No more than smoke and mirrors-
that's what the city does
with its alleys, its burnished brown wood pubs,
scrappy parks towerblocks toppled to leave
a legacy of empty lots.
Yoseloff's outsider's-eye for London has always been sharp; of the poems in this first section, the only one that doesn't cut it for me is "Concrete", which keeps making assertions I don't really go along with - "It refrains from statement" - dunno, I've seen plenty of concrete buildings that didn't. As for "it is not charming/like daffodils or a pink tutu", I wouldn't use that word for either; daffodils are inspiring, a pink tutu is nauseating... Odd poem altogether, and I wish it weren't the first in the book, for I find it atypically weak.
The mid-section, which gives the book its title, consists of poems about, and sometimes in the voices of, Jackson Pollock and his circle. They aren't, mostly, ekphrastic in the sense of trying to re-create a single painting in words, rather a verbal re-imagining of a whole life's work.
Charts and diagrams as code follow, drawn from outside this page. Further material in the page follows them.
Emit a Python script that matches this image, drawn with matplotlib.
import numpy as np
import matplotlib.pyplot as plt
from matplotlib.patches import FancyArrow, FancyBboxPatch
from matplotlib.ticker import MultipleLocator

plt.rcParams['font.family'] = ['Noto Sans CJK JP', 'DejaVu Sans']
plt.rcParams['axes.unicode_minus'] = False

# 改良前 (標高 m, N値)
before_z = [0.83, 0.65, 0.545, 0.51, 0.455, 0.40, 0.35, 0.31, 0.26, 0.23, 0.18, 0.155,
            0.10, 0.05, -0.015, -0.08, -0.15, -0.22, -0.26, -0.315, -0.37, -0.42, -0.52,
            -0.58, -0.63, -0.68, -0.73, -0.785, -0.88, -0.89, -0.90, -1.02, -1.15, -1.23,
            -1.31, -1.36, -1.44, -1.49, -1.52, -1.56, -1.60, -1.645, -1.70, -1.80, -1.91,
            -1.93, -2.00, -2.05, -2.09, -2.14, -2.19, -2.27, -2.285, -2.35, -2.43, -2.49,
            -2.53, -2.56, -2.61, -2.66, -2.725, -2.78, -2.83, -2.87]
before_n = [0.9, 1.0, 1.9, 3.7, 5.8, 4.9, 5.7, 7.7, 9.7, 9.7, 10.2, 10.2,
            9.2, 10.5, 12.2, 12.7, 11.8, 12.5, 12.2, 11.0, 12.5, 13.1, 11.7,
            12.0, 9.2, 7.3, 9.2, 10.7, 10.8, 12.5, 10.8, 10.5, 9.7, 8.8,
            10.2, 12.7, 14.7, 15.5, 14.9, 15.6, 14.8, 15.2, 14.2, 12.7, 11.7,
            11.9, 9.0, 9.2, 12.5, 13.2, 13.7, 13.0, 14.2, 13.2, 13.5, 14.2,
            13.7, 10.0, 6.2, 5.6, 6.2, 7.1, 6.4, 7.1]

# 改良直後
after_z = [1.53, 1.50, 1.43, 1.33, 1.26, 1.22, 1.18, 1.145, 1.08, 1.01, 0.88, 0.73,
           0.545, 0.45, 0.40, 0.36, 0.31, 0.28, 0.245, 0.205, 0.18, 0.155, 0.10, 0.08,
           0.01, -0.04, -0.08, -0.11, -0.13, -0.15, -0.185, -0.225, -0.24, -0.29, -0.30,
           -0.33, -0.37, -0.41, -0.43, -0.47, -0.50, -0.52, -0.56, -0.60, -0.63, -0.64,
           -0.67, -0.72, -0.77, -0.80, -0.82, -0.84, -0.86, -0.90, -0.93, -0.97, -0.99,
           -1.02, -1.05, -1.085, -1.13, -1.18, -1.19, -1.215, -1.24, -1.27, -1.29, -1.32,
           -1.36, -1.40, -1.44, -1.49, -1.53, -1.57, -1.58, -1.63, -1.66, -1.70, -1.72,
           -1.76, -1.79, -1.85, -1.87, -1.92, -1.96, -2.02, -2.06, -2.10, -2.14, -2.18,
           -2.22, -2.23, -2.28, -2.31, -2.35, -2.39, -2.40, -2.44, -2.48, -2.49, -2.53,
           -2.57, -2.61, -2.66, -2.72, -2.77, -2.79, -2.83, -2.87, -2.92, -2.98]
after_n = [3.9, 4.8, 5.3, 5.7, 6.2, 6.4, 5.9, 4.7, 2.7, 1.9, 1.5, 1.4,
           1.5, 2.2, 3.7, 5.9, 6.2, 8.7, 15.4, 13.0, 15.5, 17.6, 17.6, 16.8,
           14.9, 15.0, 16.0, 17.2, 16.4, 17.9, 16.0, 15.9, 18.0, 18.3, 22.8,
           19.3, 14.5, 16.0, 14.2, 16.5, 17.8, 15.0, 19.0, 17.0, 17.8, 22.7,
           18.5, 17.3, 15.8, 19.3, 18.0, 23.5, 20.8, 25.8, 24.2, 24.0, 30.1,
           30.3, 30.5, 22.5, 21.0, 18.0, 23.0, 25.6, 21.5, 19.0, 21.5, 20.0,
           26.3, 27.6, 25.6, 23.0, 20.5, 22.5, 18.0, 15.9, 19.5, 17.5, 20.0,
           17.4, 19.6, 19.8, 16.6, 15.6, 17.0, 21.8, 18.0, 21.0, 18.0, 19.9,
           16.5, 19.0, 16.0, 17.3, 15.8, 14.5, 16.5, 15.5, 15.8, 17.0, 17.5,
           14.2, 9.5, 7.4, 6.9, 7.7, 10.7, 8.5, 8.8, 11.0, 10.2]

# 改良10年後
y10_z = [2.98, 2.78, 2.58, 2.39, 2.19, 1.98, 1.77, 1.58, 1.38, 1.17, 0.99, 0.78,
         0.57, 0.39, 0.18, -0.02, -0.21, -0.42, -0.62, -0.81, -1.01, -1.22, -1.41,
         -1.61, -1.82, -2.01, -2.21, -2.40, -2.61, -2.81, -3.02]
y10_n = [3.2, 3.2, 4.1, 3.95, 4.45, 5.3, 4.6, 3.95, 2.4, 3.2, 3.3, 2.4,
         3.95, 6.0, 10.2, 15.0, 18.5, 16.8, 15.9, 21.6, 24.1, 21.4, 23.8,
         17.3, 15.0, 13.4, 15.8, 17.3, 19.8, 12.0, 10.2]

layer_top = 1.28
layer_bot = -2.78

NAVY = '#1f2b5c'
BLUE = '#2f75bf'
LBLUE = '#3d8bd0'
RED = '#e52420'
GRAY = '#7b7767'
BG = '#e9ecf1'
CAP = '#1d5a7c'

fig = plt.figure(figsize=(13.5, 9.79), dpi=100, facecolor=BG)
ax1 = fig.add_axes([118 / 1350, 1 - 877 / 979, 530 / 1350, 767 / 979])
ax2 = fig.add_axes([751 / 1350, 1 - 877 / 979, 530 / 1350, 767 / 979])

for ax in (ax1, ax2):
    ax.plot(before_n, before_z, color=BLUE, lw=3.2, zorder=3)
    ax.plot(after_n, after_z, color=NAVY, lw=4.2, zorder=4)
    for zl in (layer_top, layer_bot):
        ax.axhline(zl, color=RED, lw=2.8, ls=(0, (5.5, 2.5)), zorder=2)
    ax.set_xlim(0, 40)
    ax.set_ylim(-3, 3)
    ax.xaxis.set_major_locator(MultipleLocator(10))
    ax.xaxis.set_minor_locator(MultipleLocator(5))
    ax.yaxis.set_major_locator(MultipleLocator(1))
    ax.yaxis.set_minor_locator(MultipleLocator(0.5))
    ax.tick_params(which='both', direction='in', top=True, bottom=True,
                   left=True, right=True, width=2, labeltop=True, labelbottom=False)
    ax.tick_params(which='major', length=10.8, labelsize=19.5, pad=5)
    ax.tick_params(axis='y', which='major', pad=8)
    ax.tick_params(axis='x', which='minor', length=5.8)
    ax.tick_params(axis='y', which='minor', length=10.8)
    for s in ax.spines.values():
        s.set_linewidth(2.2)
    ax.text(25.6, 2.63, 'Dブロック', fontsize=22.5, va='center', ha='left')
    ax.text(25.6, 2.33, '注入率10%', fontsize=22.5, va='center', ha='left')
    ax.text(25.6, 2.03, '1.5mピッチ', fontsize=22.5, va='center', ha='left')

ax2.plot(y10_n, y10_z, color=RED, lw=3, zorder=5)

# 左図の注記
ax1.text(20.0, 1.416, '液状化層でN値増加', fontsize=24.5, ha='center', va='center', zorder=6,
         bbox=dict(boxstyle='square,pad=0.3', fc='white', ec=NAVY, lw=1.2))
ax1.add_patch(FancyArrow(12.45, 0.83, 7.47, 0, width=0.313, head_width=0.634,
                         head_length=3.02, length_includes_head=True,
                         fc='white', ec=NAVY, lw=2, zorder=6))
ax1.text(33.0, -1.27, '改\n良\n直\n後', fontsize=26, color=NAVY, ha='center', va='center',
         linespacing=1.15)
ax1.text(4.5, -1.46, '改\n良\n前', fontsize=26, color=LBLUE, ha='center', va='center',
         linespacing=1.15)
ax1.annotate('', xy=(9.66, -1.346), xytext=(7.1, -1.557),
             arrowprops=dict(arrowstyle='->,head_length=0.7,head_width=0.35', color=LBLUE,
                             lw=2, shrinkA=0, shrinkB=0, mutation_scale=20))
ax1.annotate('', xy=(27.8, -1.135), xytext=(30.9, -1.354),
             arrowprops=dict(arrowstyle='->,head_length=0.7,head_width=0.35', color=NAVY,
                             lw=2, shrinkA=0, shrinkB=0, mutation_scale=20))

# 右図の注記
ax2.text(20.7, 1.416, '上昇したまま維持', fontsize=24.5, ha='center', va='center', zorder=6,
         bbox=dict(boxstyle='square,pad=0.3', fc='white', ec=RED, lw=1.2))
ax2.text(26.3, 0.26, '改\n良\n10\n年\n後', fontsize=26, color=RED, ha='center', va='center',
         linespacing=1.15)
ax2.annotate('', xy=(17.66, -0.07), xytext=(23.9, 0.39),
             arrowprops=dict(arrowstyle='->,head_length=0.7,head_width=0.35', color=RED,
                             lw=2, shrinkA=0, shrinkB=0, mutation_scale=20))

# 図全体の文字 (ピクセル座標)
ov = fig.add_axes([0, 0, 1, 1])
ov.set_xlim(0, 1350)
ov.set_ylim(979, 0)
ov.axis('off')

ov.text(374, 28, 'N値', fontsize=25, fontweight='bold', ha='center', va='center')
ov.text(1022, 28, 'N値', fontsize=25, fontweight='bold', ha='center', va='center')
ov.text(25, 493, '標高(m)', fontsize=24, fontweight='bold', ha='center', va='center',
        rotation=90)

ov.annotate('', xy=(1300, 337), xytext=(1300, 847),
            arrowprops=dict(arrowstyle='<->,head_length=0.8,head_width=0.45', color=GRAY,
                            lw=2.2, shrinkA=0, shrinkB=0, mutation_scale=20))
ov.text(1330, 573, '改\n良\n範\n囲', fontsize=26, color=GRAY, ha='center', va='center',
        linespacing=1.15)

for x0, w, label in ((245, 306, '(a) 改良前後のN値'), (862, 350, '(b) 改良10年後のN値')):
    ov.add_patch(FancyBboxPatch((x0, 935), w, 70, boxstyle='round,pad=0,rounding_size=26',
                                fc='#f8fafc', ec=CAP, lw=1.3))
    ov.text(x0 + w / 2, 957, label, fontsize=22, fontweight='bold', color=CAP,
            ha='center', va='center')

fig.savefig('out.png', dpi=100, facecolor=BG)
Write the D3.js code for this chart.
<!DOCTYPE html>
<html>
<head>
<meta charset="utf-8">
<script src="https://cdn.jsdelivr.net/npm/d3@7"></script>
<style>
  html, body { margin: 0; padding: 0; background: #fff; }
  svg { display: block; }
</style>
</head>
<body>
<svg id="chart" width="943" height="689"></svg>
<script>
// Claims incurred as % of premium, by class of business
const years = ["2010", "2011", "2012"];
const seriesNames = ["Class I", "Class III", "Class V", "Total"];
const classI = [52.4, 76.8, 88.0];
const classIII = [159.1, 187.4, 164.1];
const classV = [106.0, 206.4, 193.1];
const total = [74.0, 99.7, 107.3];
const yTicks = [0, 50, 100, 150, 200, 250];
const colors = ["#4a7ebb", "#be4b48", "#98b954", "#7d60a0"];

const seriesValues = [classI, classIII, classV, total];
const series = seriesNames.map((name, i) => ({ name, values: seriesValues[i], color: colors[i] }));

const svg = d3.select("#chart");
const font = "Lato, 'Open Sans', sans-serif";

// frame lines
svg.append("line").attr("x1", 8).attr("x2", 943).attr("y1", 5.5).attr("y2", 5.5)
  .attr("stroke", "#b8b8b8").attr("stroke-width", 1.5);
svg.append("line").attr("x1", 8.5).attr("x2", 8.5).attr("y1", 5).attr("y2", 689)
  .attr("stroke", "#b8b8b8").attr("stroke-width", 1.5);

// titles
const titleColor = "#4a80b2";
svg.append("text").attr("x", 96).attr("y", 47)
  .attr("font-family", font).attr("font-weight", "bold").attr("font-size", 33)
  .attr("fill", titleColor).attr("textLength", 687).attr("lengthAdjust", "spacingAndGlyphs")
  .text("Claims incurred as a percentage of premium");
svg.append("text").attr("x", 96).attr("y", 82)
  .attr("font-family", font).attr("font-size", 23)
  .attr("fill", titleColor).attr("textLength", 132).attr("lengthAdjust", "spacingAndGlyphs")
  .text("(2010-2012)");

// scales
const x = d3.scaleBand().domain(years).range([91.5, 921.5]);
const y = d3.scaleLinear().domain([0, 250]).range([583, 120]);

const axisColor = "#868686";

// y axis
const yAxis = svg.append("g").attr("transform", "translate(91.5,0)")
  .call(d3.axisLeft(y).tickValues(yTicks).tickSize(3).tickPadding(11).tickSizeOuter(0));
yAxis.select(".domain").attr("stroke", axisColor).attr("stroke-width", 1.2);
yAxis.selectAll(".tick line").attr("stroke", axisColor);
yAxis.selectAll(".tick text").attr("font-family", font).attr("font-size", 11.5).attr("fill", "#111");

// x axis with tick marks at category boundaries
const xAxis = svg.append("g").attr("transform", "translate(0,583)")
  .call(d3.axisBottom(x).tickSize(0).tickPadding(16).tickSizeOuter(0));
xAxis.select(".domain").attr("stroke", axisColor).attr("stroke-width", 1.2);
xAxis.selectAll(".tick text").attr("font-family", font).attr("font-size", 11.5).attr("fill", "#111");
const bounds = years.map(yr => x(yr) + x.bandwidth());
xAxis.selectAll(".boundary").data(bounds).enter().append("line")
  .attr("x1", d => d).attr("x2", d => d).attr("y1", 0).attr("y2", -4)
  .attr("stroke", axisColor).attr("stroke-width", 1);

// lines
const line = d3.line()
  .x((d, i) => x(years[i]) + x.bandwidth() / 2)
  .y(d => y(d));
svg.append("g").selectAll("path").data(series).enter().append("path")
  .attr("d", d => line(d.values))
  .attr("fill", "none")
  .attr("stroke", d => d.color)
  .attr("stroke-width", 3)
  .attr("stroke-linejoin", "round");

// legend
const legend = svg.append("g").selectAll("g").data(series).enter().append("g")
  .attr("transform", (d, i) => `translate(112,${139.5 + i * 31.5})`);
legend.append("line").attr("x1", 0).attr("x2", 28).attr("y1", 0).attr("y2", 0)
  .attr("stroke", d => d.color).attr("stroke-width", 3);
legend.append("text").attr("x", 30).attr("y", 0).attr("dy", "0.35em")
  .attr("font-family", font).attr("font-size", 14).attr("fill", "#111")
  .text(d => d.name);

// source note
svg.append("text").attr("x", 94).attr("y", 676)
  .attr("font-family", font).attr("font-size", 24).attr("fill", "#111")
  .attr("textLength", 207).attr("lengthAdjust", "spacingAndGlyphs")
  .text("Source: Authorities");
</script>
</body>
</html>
If the idea of imitating a splat of colour in words sounds daunting, it can be done with some bold juxtaposition of words and concepts; in the title poem, the god-in-disguise bull who carries off Europa is conflated with the half-man, half-bull Minotaur from a different legend altogether, while in "Singing Woman", we get the portmanteau word "tremulo", presumably a compound of tremulous and tremolo, with a hint of that other, sterile, compound, the "mule". "Connected" articulates the chaotic but not quite inchoate variousness of those splats:
Trees construct themselves into a solid mass
as the horse picks up speed
see, everything's knotted
together
the way notes on a staff spell music, a factory
churns out things, each thing
itself, but also a component.
How easy it is when density
unlaces, and you find holes you can
crawl through-
The way verbal echoes lead on slantwise here, via unexpected leaps - "staff", for the more usual "stave", suggesting the "factory" where another kind of staff would work, "density" practically inviting the compositor to commit the misprint "destiny" - is reminiscent of MacNeice's notes like little fishes, suggested by the (piano) "scales" of the line before.
In the third section we are suddenly in more rural surroundings: a field, lemon groves, the sea. Yet here too we end up, in the last poem, "Indian Summer in the Old City", back in an urban setting, though this time a more gracious version of a city, reminding us what the word "urbanity" actually means:
Sun finds my face, so long in shadow,
drapes me in gold.
Brick softens to flesh, columns that framed our serious lives
are light enough to carry.
Yoseloff's last collection, the taut, tension-building Fetch, made more immediate impact on me, but I think this one might show more technical development. I'd certainly recommend it.